What if the Dukes of Hazard were Black?


Thought experiment (in case you’ve ever wondered, “What in the world is she thinking???” Here ya go.):

Listening to and learning from my black friends and family members about how they walk through the world has been quite a humbling a process for the last couple of years (Realizing the most basic answer was “different than how I do” was the first step in the process).

After the conversation my (black) sister and I had yesterday about staying together while she was pushing my (white) daughter in the shopping cart so as to avoid an unnecessary police or security encounter, I thought about the benefit of the doubt that I’ve enjoyed my entire life.

I thought about examples like news reports using white suspects’ yearbook pictures but black suspects’ mug shots. Or headlines describing black folk “looting” after Hurricane Katrina, but white folk “salvaging” after Michael.

Then I thought about the society of my childhood. So I did a little thought excercise:

“Imagine if ___________ was black,” and I inserted famously mischievous white characters and thought about the difference in storyline the racial change would necessitate.

Here were the first three off the top of my head.

1. Zach Morris, Saved by the Bell: Behavior problem, menace to the classroom, sexual harasser of female students; expelled to the system alternative school or in juvenile detention.

2. Dukes of Hazard: Incarcerated, because they’ve “been in trouble with the law/ since the day they was born.”

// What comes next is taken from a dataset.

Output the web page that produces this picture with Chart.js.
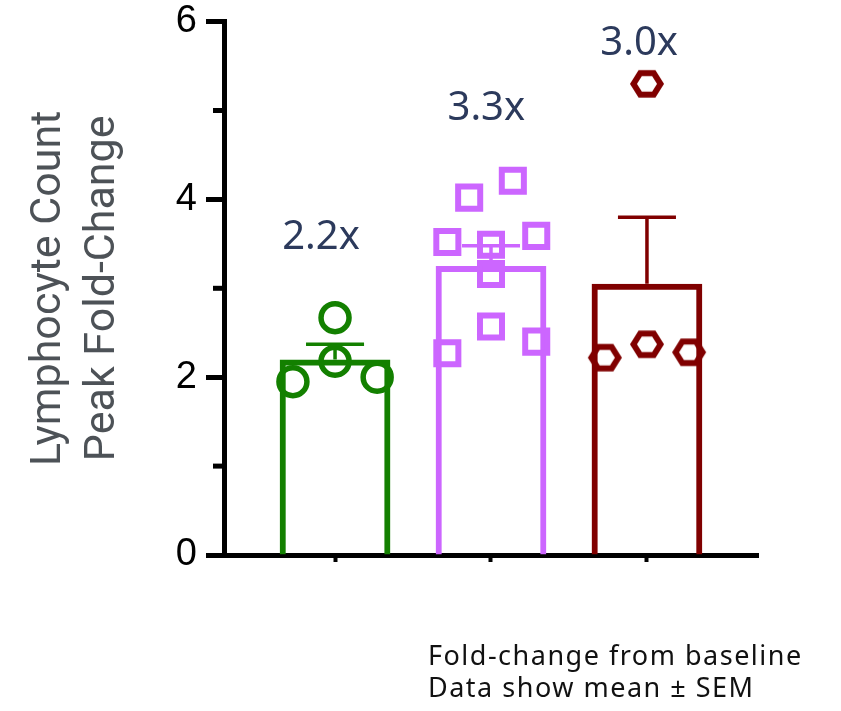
<!DOCTYPE html>
<html>
<head>
<meta charset="utf-8">
<script src="https://cdn.jsdelivr.net/npm/chart.js@4.4.0/dist/chart.umd.min.js"></script>
<style>
  html, body { margin: 0; padding: 0; background: #fff; }
</style>
</head>
<body>
<canvas id="chart" width="841" height="711"></canvas>
<script>
// groups sit at x = 0, 1, 2
const groupColors = ['#138000', '#cc66ff', '#800000'];
const means = [2.2, 3.25, 3.05];
const sems = [0.17, 0.23, 0.75];
const foldLabels = ['2.2x', '3.3x', '3.0x'];
const foldLabelY = [3.57, 5.02, 5.75];
const foldLabelDx = [-0.09, -0.03, -0.05];

// individual animals (value, horizontal jitter)
const greenY = [1.95, 2.18, 2.67, 2.00];
const greenDx = [-0.27, 0, 0, 0.27];
const violetY = [4.02, 4.21, 3.52, 3.49, 3.59, 3.16, 2.57, 2.27, 2.40];
const violetDx = [-0.14, 0.14, -0.28, 0, 0.29, 0, 0, -0.28, 0.29];
const redY = [5.30, 2.22, 2.37, 2.28];
const redDx = [0, -0.27, 0, 0.27];

const yTitle = ['Lymphocyte Count', 'Peak Fold-Change'];
const footnote = ['Fold-change from baseline', 'Data show mean \u00b1 SEM'];

const pts = (ys, dxs, g) => ys.map((v, i) => ({ x: g + dxs[i], y: v }));

function hexagon(color) {
  const c = document.createElement('canvas');
  c.width = 42; c.height = 36;
  const g = c.getContext('2d');
  const cx = 21, cy = 18, rx = 13.5, ry = 10.8;
  g.beginPath();
  g.moveTo(cx - rx, cy);
  g.lineTo(cx - rx / 2, cy - ry);
  g.lineTo(cx + rx / 2, cy - ry);
  g.lineTo(cx + rx, cy);
  g.lineTo(cx + rx / 2, cy + ry);
  g.lineTo(cx - rx / 2, cy + ry);
  g.closePath();
  g.lineWidth = 6;
  g.strokeStyle = color;
  g.stroke();
  return c;
}

const errorBars = {
  id: 'errorBars',
  afterDatasetDraw(chart, args) {
    if (args.index !== 0) return;
    const { ctx, scales: { x, y } } = chart;
    const half = x.getPixelForValue(0.186) - x.getPixelForValue(0);
    ctx.save();
    ctx.lineWidth = 3.5;
    means.forEach((m, i) => {
      const cx = x.getPixelForValue(i);
      const y0 = y.getPixelForValue(m);
      const y1 = y.getPixelForValue(m + sems[i]);
      ctx.strokeStyle = groupColors[i];
      ctx.beginPath();
      ctx.moveTo(cx, y0); ctx.lineTo(cx, y1);
      ctx.moveTo(cx - half, y1); ctx.lineTo(cx + half, y1);
      ctx.stroke();
    });
    ctx.restore();
  }
};

const extras = {
  id: 'extras',
  afterDraw(chart) {
    const { ctx, scales: { x, y } } = chart;
    ctx.save();
    // minor ticks on y
    ctx.strokeStyle = '#000';
    ctx.lineWidth = 5;
    [1, 3, 5].forEach(v => {
      const py = y.getPixelForValue(v);
      ctx.beginPath();
      ctx.moveTo(y.right - 11, py); ctx.lineTo(y.right, py);
      ctx.stroke();
    });
    // fold-change labels
    ctx.fillStyle = '#2c3a5c';
    ctx.font = '40px "Noto Sans"';
    ctx.textAlign = 'center';
    ctx.textBaseline = 'middle';
    foldLabels.forEach((t, i) => {
      ctx.fillText(t, x.getPixelForValue(i + foldLabelDx[i]), y.getPixelForValue(foldLabelY[i]));
    });
    // footnote
    ctx.fillStyle = '#111';
    ctx.font = '27px "Noto Sans"';
    ctx.letterSpacing = '1.5px';
    ctx.textAlign = 'left';
    ctx.textBaseline = 'alphabetic';
    ctx.fillText(footnote[0], 428, 665);
    ctx.fillText(footnote[1], 428, 697);
    ctx.restore();
  }
};

new Chart(document.getElementById('chart'), {
  type: 'bar',
  data: {
    datasets: [
      {
        type: 'bar', order: 10,
        data: means.map((m, i) => ({ x: i, y: m })),
        backgroundColor: 'transparent',
        borderColor: groupColors,
        borderWidth: 6,
        borderSkipped: 'bottom',
        barPercentage: 0.71,
        categoryPercentage: 1
      },
      {
        type: 'scatter', order: 0,
        data: pts(greenY, greenDx, 0),
        pointStyle: 'circle', pointRadius: 14, pointHoverRadius: 14,
        borderColor: groupColors[0], backgroundColor: 'transparent', borderWidth: 5.5
      },
      {
        type: 'scatter', order: 0,
        data: pts(violetY, violetDx, 1),
        pointStyle: 'rect', pointRadius: 15.6, pointHoverRadius: 15.6,
        borderColor: groupColors[1], backgroundColor: 'transparent', borderWidth: 6
      },
      {
        type: 'scatter', order: 0,
        data: pts(redY, redDx, 2),
        pointStyle: hexagon(groupColors[2]), pointRadius: 14,
        borderColor: groupColors[2], backgroundColor: 'transparent'
      }
    ]
  },
  options: {
    responsive: false,
    animation: false,
    events: [],
    layout: { padding: { top: 20, right: 83, left: 0, bottom: 0 } },
    plugins: { legend: { display: false }, tooltip: { enabled: false } },
    scales: {
      x: {
        type: 'linear', min: -0.712, max: 2.712, offset: false,
        afterBuildTicks: s => { s.ticks = [0, 1, 2].map(v => ({ value: v })); },
        afterFit: s => { s.height = 156; s.paddingLeft = 0; s.paddingRight = 0; },
        ticks: { display: false },
        grid: { offset: false, drawOnChartArea: false, tickLength: 7, tickWidth: 4, tickColor: '#000' },
        border: { color: '#000', width: 5 }
      },
      y: {
        min: 0, max: 6,
        afterFit: s => { s.width = 224; s.paddingTop = 0; s.paddingBottom = 0; },
        ticks: {
          stepSize: 1, padding: 9, color: '#000',
          font: { family: '"Liberation Sans", Arial', size: 38 },
          callback: v => (v % 2 === 0 ? v : '')
        },
        grid: {
          drawOnChartArea: false, tickLength: 18, tickWidth: 5,
          tickColor: c => (c.tick && c.tick.value % 2 === 0 ? '#000' : 'transparent')
        },
        border: { color: '#000', width: 5 },
        title: {
          display: true, text: yTitle, color: '#4d5257',
          font: { family: 'Roboto', size: 43, lineHeight: 1.256 },
          padding: { top: 22, bottom: 0 }
        }
      }
    }
  },
  plugins: [errorBars, extras]
});
</script>
</body>
</html>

3. The McAllister Family, Home Alone: parents arrested for child abandonment, family separated, kids sent to foster homes. And since it happened a SECOND time? Probably moving from reunification to permanency.

My conclusion was that, in general, white people get the benefit of the doubt concerning intent, and black people are assumed to be doing the worst.

This, of course, is not universal, but when, as a white kid, you grow up with the understanding that breaking the law is ok if you’re “never meaning no harm,” it makes sense that our current culture exists.

What other storylines would be vastly different had the characters been people of color?